Bundan da anlaşılacağı üzere imanın nicelik
açısından, insandan insana değişebileceği, açık bir gerçektir. Kimi insan
inanmak durumunda olduğu birçok şeyleri ayrıntılarıyla öğrenebilecek imkanlara
sahipken, kimisi de bu bilgilerden yalnızca bir kısmını öğrenebilecek durumda
olabilir. Binaenaleyh kısaca Allah Teâlâ'ya, Hz. Peygamber (sav)'e ve
Kur'ân-ı Kerim'e -bir bütün olarak- inanmaya "icmâlî iman" denmiştir ki
bu, özet ve toplu bir inanış anlamına gelmektedir.

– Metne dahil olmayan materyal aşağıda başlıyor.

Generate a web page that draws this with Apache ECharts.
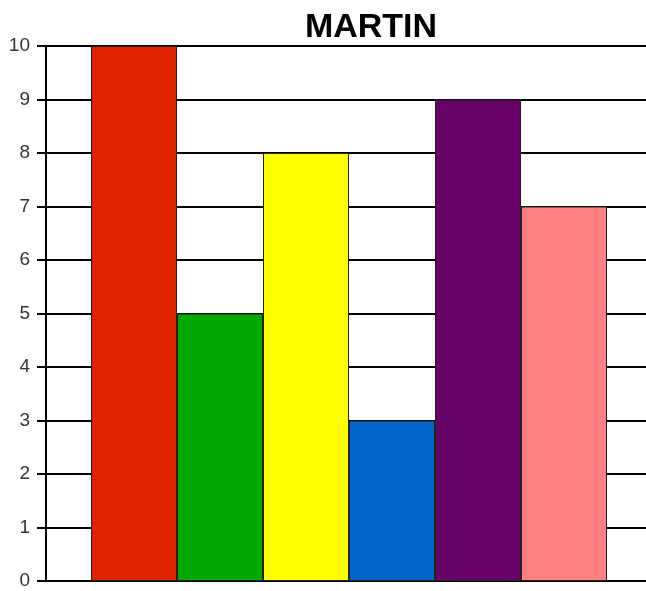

Kur'ân-ı Kerim'de, global bilgilerin yanında
belirgin olanlar da vardır. Örneğin Allah Teâlâ'nın, bizzat kendi yüce sıfatları
hakkında bildirdikleri, ayrıca birçok peygamberin ve bazı meleklerin adları,
emir ve yasaklar bu bilgilerdendir. İşte bunlara inanmaya da akâidin akademik
dilinde "tafsili iman" denmiştir.
Tafsilî iman da üç derece olarak düşünülmüştür.
Birinci Derecesi:
İnsanın,
a)
Allah Teâlâ'ya,
b) Hz.
Muhammed'in, Allah'ın elçisi olduğuna,
c)
Öldükten sonra tekrar dirileceğine inanmasıdır.
İkinci Derecesi:
a)
Allah(cc)'a,
b)
Meleklerine,
c)
Kitaplarına,
d)
Gönderdiği bütün elçilerine,
e)
Ahiret Gününe,
f)
Hayrın da, şerrin de Allah (cc)'ın yaratmasıyla meydana geldiğine inanmaktır.
Üçüncü Derecesi
ise: Kitap ve sünnetle kanıtlanmış gerçeklerin her birini ayrı ayrı bilmek ve
onların hepsine birden inanmaktır. Bu düzeydeki bilgi "farz-ı kifâyedir."[2]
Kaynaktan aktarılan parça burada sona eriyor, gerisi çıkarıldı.